Subject: Re: Replacing the sysctl() interface.
To: "Charles M. Hannum" <root@ihack.net>
From: Chris G. Demetriou <cgd@sibyte.com>
List: tech-kern
Date: 06/05/2000 12:07:15
root@ihack.net ("Charles M. Hannum") writes:
> * Using a non-fs interface with actual names also introduces a fair
>   amount of overhead and bloat -- but not as much.  It has the
>   additional performance problem of causing you to re-walk the
>   hierarchy (with massive numbers of strcmp()s) every time you fetch a
>   value, unless you add another set of iteration primitives.

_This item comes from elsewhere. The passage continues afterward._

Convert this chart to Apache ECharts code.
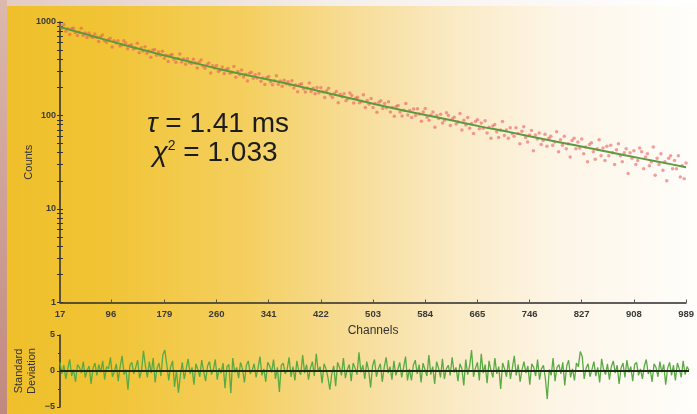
<!DOCTYPE html>
<html><head><meta charset="utf-8">
<style>html,body{margin:0;padding:0;background:#fff;}#c{width:697px;height:414px;}</style>
<script src="https://cdn.jsdelivr.net/npm/echarts@6.0.0/dist/echarts.min.js"></script>
</head><body><div id="c"></div>
<script>
// ---- data ----
const startChannel = 17;
const channelStep = 3;
const counts = [
927,857,940,794,849,734,846,859,771,719,779,856,718,762,681,763,706,
683,744,687,619,695,727,636,606,645,670,540,629,598,631,553,567,630,
598,518,562,572,514,526,593,468,529,491,542,462,491,421,499,509,442,
478,442,486,410,440,378,440,449,400,371,408,454,373,401,354,405,372,
359,399,364,323,372,393,339,321,347,364,284,340,322,343,296,306,
331,282,311,318,283,291,334,257,296,273,307,258,277,234,283,291,250,
273,252,280,233,252,215,254,261,230,213,236,266,216,234,205,238,218,
230,212,235,197,212,180,213,218,193,178,197,222,181,196,171,199,
175,198,179,156,184,196,166,156,171,181,137,169,159,171,144,151,174,
164,136,153,157,137,142,167,122,145,132,152,122,134,108,139,144,119,
134,121,140,109,122,98,125,128,109,99,114,134,101,113,95,117,
100,118,104,87,109,119,96,89,101,109,75,100,93,103,83,89,107,
100,78,92,96,81,85,105,70,89,79,95,73,82,64,86,90,72,
83,73,88,65,75,57,77,80,67,58,70,86,61,70,57,74,64,
60,74,64,50,68,76,58,52,62,69,42,62,56,65,49,54,
63,47,57,60,48,52,67,41,55,48,60,44,50,36,54,57,44,
52,45,56,39,46,32,49,51,41,34,44,55,37,45,33,47,
37,48,40,30,43,50,37,32,40,44,24,40,35,42,30,33,45,
41,27,36,39,29,32,46,23,35,30,39,26,32,20,35,37,27,
33,27,37,22,29,21,31
];
const fitChannels = [17,67,117,167,217,267,317,367,417,467,517,567,617,667,717,767,817,867,917,967,989];
const fitCounts   = [885,708,567,461,378,311,262,221,184,153,127,107,91,77,66,56,48,41,35,30,28];
const residuals = [
1.2,-0.4,0.8,-1.1,0.3,1.6,-0.7,0.2,-1.5,0.9,0.5,-0.3,1.3,-0.9,0.1,0.7,-1.8,0.4,1.1,-0.6,0.9,-0.2,1.4,-1.2,0.6,
0.3,1.9,-0.8,-0.1,1.0,-1.4,0.6,2.1,-0.5,0.2,-2.6,0.8,1.2,-0.4,0.5,1.5,-1.0,0.0,2.8,0.7,-0.9,1.3,-0.3,1.8,-1.6,
0.4,1.1,-0.7,2.3,2.9,0.9,-1.3,0.6,1.4,-2.2,0.1,-3.0,-0.6,1.2,-1.1,0.3,1.7,-0.4,0.5,-1.9,1.0,0.2,-0.8,1.5,-0.1,
-1.4,0.7,1.3,-0.5,0.2,1.6,-1.2,0.4,-0.3,1.1,-2.4,0.6,0.9,-3.1,1.8,-0.2,0.5,-1.0,1.2,0.3,-1.6,0.8,1.4,-0.4,0.1,
1.0,-0.9,0.4,2.0,-0.6,0.3,-1.5,1.2,0.7,-0.2,1.6,-1.1,0.5,-2.9,0.8,1.1,-0.4,0.2,1.9,-0.8,0.6,-1.3,1.4,0.0,-0.5,
2.2,-0.3,0.9,-1.2,0.4,1.3,-0.7,2.4,-0.1,0.6,-1.7,1.0,0.3,-0.9,-2.6,-0.4,0.7,-2.1,1.2,0.5,-0.6,1.8,-1.0,0.2,0.9,
-1.4,1.1,0.4,-0.5,2.6,-0.2,0.8,-1.1,1.3,0.1,-2.3,0.7,1.6,-0.8,0.3,1.0,-1.5,0.5,1.9,-0.3,0.6,-1.2,1.4,-0.6,0.2,
1.2,-0.9,0.5,2.0,-1.3,0.3,-1.3,0.8,1.5,-0.4,0.9,-1.6,1.1,0.2,-0.7,2.2,-0.5,0.6,-1.8,1.3,0.4,-0.9,1.7,-1.1,0.3,
0.8,-0.6,1.9,-0.2,0.5,-1.4,1.0,0.3,-2.0,1.6,-0.5,0.7,2.9,-0.8,0.4,1.2,-1.3,2.4,-0.3,0.9,-1.7,1.4,0.1,-0.9,1.8,
-0.4,0.6,-2.5,1.1,0.3,-0.8,1.5,-1.1,0.4,2.1,-0.6,0.9,-1.5,0.2,1.3,-0.3,0.7,-1.9,1.0,0.5,-0.7,1.6,-1.2,0.3,0.8,
-1.0,-3.9,0.2,-0.6,1.8,-1.4,0.5,0.9,-0.4,1.2,-2.0,0.7,1.5,-0.9,0.3,-1.3,1.1,0.6,2.7,2.0,-1.1,0.4,1.0,-0.8,0.2,
1.3,-0.7,0.5,-1.6,1.7,0.2,-0.5,1.0,-1.2,0.6,1.4,-0.3,0.8,-1.8,0.4,1.1,-0.9,1.5,-0.2,0.6,-1.4,0.9,1.2,-0.6,0.3,
-1.1,0.7,1.6,-0.4,0.2,-1.5,1.0,0.5,-0.8,1.3,-0.2,0.9,-1.9,0.4,1.2,-0.6,0.8,-1.3,1.1,0.3,-0.9,1.4,-0.5,0.6,0.1
];
const xTickLabels = [17,96,179,260,341,422,503,584,665,746,827,908,989];
const yTickLabels = [1,10,100,1000];
const residualTicks = [-5,0,5];

// ---- chart ----
const FONT = '"Liberation Sans", Arial, sans-serif';
const chart = echarts.init(document.getElementById('c'));
const minorTicks = [];
for (const d of [1,10,100]) for (let k = 1; k < 10; k++) minorTicks.push(d * k);
minorTicks.push(1000);

const scatterData = counts.map((c, i) => [startChannel + channelStep * i, c]);
const fitData = fitChannels.map((ch, i) => [ch, fitCounts[i]]);
const residData = residuals.map((r, i) => [startChannel + channelStep * i, r]);
const LG = echarts.graphic.LinearGradient;

const option = {
  animation: false,
  backgroundColor: '#ffffff',
  graphic: [
    {type:'rect', z:-10, silent:true, shape:{x:0,y:0,width:697,height:414},
     style:{fill:new LG(0,0,1,0,[
       {offset:0,color:'#efbf2a'},{offset:0.15,color:'#f1c435'},{offset:0.35,color:'#f4cf5e'},
       {offset:0.5,color:'#f7dc95'},{offset:0.65,color:'#faeac4'},{offset:0.8,color:'#fdf5e6'},{offset:1,color:'#fffefb'}])}},
    {type:'rect', z:-9, silent:true, shape:{x:0,y:0,width:697,height:6},
     style:{fill:new LG(0,0,1,0,[{offset:0,color:'#e2cbc2'},{offset:0.5,color:'#f6f0ec'},{offset:1,color:'#ffffff'}])}},
    {type:'rect', z:-9, silent:true, shape:{x:0,y:0,width:7,height:414},
     style:{fill:new LG(0,0,0,1,[{offset:0,color:'#dcb8ad'},{offset:1,color:'#c0897f'}])}},
    {type:'text', z:10, x:218, y:124, silent:true,
     style:{text:'{i|τ} = 1.41 ms', fontSize:28, fontFamily:FONT, fill:'#1c1c1c',
            align:'center', verticalAlign:'middle', textAlign:'center', textVerticalAlign:'middle',
            rich:{i:{fontStyle:'italic', fontSize:28, fontFamily:FONT, fill:'#1c1c1c'}}}},
    {type:'text', z:10, x:215, y:153, silent:true,
     style:{text:'{i|χ}{s|2} = 1.033', fontSize:28, fontFamily:FONT, fill:'#1c1c1c',
            align:'center', verticalAlign:'middle', textAlign:'center', textVerticalAlign:'middle',
            rich:{i:{fontStyle:'italic', fontSize:28, fontFamily:FONT, fill:'#1c1c1c'},
                  s:{fontSize:14, fontFamily:FONT, fill:'#1c1c1c', verticalAlign:'top'}}}}
  ],
  grid: [
    {left:60, right:8, top:22, height:280.5},
    {left:60, right:8, top:335, height:72}
  ],
  xAxis: [
    {gridIndex:0, type:'value', min:17, max:989,
     axisLine:{lineStyle:{color:'#2b2b2b', width:1.5}},
     axisTick:{customValues:xTickLabels, inside:true, length:3, lineStyle:{color:'#555'}},
     axisLabel:{customValues:xTickLabels, fontSize:9.5, fontWeight:'bold', color:'#3a3a3a', fontFamily:FONT, margin:7},
     splitLine:{show:false},
     name:'Channels', nameLocation:'middle', nameGap:22, nameMoveOverlap:false,
     nameTextStyle:{fontSize:12, color:'#333', fontFamily:FONT}},
    {gridIndex:1, type:'value', min:17, max:989,
     axisLine:{show:false}, axisTick:{show:false}, axisLabel:{show:false}, splitLine:{show:false}}
  ],
  yAxis: [
    {gridIndex:0, type:'log', logBase:10, min:1, max:1000, position:'left',
     axisLine:{show:true, lineStyle:{color:'#2b2b2b', width:1.5}},
     axisTick:{customValues:minorTicks, length:3, lineStyle:{color:'#333'}},
     axisLabel:{customValues:yTickLabels, fontSize:9, fontWeight:'bold', color:'#3a3a3a', fontFamily:FONT, margin:4,
                formatter:v => String(v)},
     splitLine:{show:false},
     name:'Counts', nameLocation:'middle', nameGap:26, nameMoveOverlap:false,
     nameTextStyle:{fontSize:11, color:'#333', fontFamily:FONT}},
    {gridIndex:1, type:'value', min:-5, max:5, interval:5, position:'left',
     axisLine:{show:true, lineStyle:{color:'#2b2b2b', width:1.5}},
     axisTick:{length:3, lineStyle:{color:'#333'}},
     minorTick:{show:true, splitNumber:2, length:2, lineStyle:{color:'#333'}},
     axisLabel:{customValues:residualTicks, fontSize:9, fontWeight:'bold', color:'#3a3a3a', fontFamily:FONT, margin:5,
                formatter:v => v < 0 ? '\u2212' + (-v) : String(v)},
     splitLine:{show:false},
     name:'Standard\nDeviation', nameLocation:'middle', nameGap:22, nameMoveOverlap:false,
     nameTextStyle:{fontSize:11, lineHeight:13, color:'#333', fontFamily:FONT}},
    {gridIndex:0, type:'log', logBase:10, min:1, max:1000, position:'left', offset:0,
     axisLine:{show:false},
     axisTick:{customValues:minorTicks, inside:true, length:3, lineStyle:{color:'#333'}},
     axisLabel:{show:false}, splitLine:{show:false}}
  ],
  series: [
    {type:'scatter', xAxisIndex:0, yAxisIndex:0, symbolSize:3.5, z:2,
     itemStyle:{color:'rgba(234,88,92,0.72)'}, data:scatterData},
    {type:'line', xAxisIndex:0, yAxisIndex:0, smooth:true, showSymbol:false, z:3,
     lineStyle:{color:'#5b9a3e', width:2}, data:fitData},
    {type:'line', xAxisIndex:1, yAxisIndex:1, showSymbol:false, z:2,
     lineStyle:{color:'#59aa45', width:1.3}, data:residData,
     markLine:{silent:true, symbol:'none', label:{show:false},
               lineStyle:{color:'#1f2a18', width:2, type:'solid'}, data:[{yAxis:0}]}}
  ]
};
chart.setOption(option);
</script>
</body></html>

well, i suppose you might define hash-based lookup of names 'another
set' ... but in general, what you really want is 'lookup/iterate at
this level' ops, anyway; you don't want everybody just trundling thru
the data structures with queue macros.


> Really, given the way the world works today, and the simply fact that
> site managers generally *want* SNMP support, the right thing to do is
> to merge our sysctl(2) MIB with SNMP.  The user API would be almost
> the same as it is today, but it would require no extra name
> translation for SNMP.  The internal implementation could of course be
> anything we want; adding a pluggable interface would be fairly
> trivial.

'adding a pluggable interface' (for some definition thereof) is what's
most interesting to me.

You should be able to have a sysctl tree per device, per mounted file
system, etc, to tweak the parameters of devices/filesystems/etc.

if you can do that via standard SNMP MIBs, great.  If you can't, then as
far as I'm concerned, standard SNMP MIBs aren't up to the task.